The systems that capture data are called OLTP systems – Online Transaction Processing Systems. The have fancy screens which capture data just like the one below:
A simple Data Entry screen from Access
In the olden days people were using ledger books and other printed material to record data manually. Writing the details by using your pen. Off course you had to allocate a huge storage area or room or in some cases an entire warehouse to store those ledger books. Then came the typewriters didn’t change much – except that the writing was much readable now! The warehouses were still needed.
Then came the computers. They changed everything. It changed the way we capture data. It even changed the way we do business (see the practical application section for an example). Since it had different ways of handling data tasks that were not previously possible now became possible.

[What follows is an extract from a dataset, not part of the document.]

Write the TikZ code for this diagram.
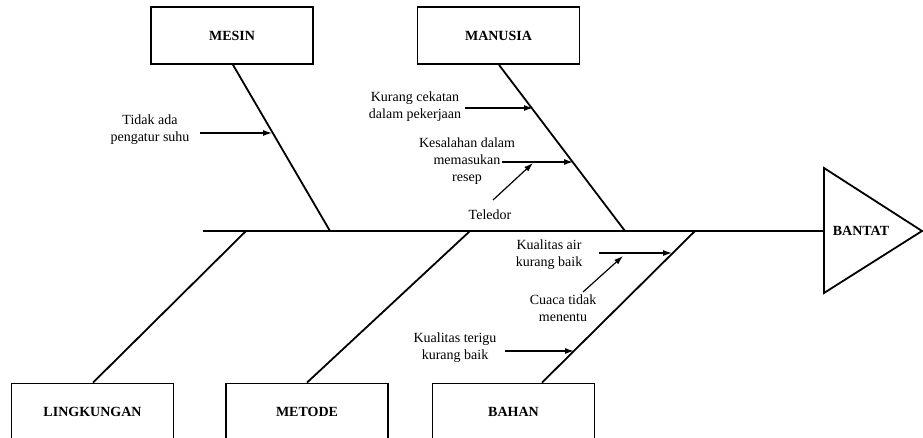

For example someone can get a bank loan using the name John Mark in New Mexico and then runaway to Boston and change his name to Paul Walker to get another loan (assuming that he somehow has got a fake social security number too!). Since he still has the same face an image matching software can compare the images and figure out that he already has a unsettled loan in New Mexico. To do this we must first take photographs of the those who take bank loans and more importantly store them somewhere it can be used in the future.
The computers helped us to get rid of the ledger books. And the warehouses that was used to store them. And lay off the store keepers who were watching over those warehouses.
Since large amounts of data had to be captured it created an obvious problem. How and where do you store them?
The initial idea was to store them in flat files. These are called flat because they are one dimensional – as opposed to the two dimensional ‘relations’ or ‘tables’ that we are about to meet later.
Click here to see a simple employee flat file.
So the idea was simple. You had data entry programs that asked the users to enter details. And there were flat files which were ready to store them. The data entry programs – or applications – wrote the data it captured, into those files.
The dark side of file storage
While being a good start, the file systems had a lot of problems. What I have showed you above is just one file with a few records for demonstration purposes. Imagine a huge company. With a lot of employees. A hundred thousand perhaps. All that hundred thousand records would be there in this file. There would also be other files. For example whenever salary is paid to an employee that needs to be recorded too. So an Employee Salary file. If a staff gets a loan from the office then that has to be recorded too. So a staff loan file. So it is starting to get complicated.
What if the details about individual customers should also be recorded? Customer file. What if each time a customer makes a purchase that also needs to be recorded? Customer-Purchase file. You may need files to cater to an entire customer relationship management system (CRM).
So other systema are making it really complicated. What if there is a branch network each branch with its customers, employees, stocks that needs to be recorded and linked together. It makes things really really complicated.
So the details about the employees have to appear in employee file, employee-salary file, employee loan file. So any single change needs to be done in all of them. For example if Kate Heigel gets married and becomes Kate Pitt then it has to be changed in all of these files. If you miss any one of them it might cause huge data integrity issues.
There is also a security issue. Anyone can open the files and edit the data. For example John can change Brad’s salary from 75K to 65K. No one would notice until Brad is paid and makes an issue.
There is so much repetition – technically called Redundancy – to give a simple example in my own flat file the names of the departments are repeated several times.
Yet another problem would be data integrity. If you had observed the Phone numbers are not correct. There are numbers and characters mixed together.
Concurrent access is another big issue. If John and Mark both try to view and update Brad’s salary. When John checks it, the salary is 75K. John decides to give him a 10% increment. At the same time Mark also reads Brad’s salary. Without knowing that Brad’s salary had just been changed Mark gives him a 8% increment. Now Brad might end up getting 18% increment. This problem is typically called the problem of the lost update.
So people slowly started to abandon the Flat files systems. Something new was needed. Something that would help to safeguard data integrity, avoid redundancy, provide security, provide transaction integrity. All these terms will be explained more in the future chapters.
Suppose you design a system for Staff Leave Management. Before the automation people were filling the form, getting the manager to sign the form and then were handing it over to the HR executive.
How would you design the system?
In your new system you let them login to the system, enter the details take a printout, get you’re your manger to sign the printed leave form and then give it to the HR on your way out? If you think that this is the right way – you are wrong. You simply have automated what they were doing manually. There is no value addition.
Here is the right way to design the system.
You let them login, either through their desktops or laptops or even through their smart phones, let them enter the detail and save. Their manager should get either a mail or text message alert that somebody is waiting for him to approve his leave. It should have a link to the approval page. The manger clicks the link, puts the logon details and approves the leaves. Then that information is passed onto the HR department.
- Design a employee salary system.
- Decide what information is needed to be captured in each file.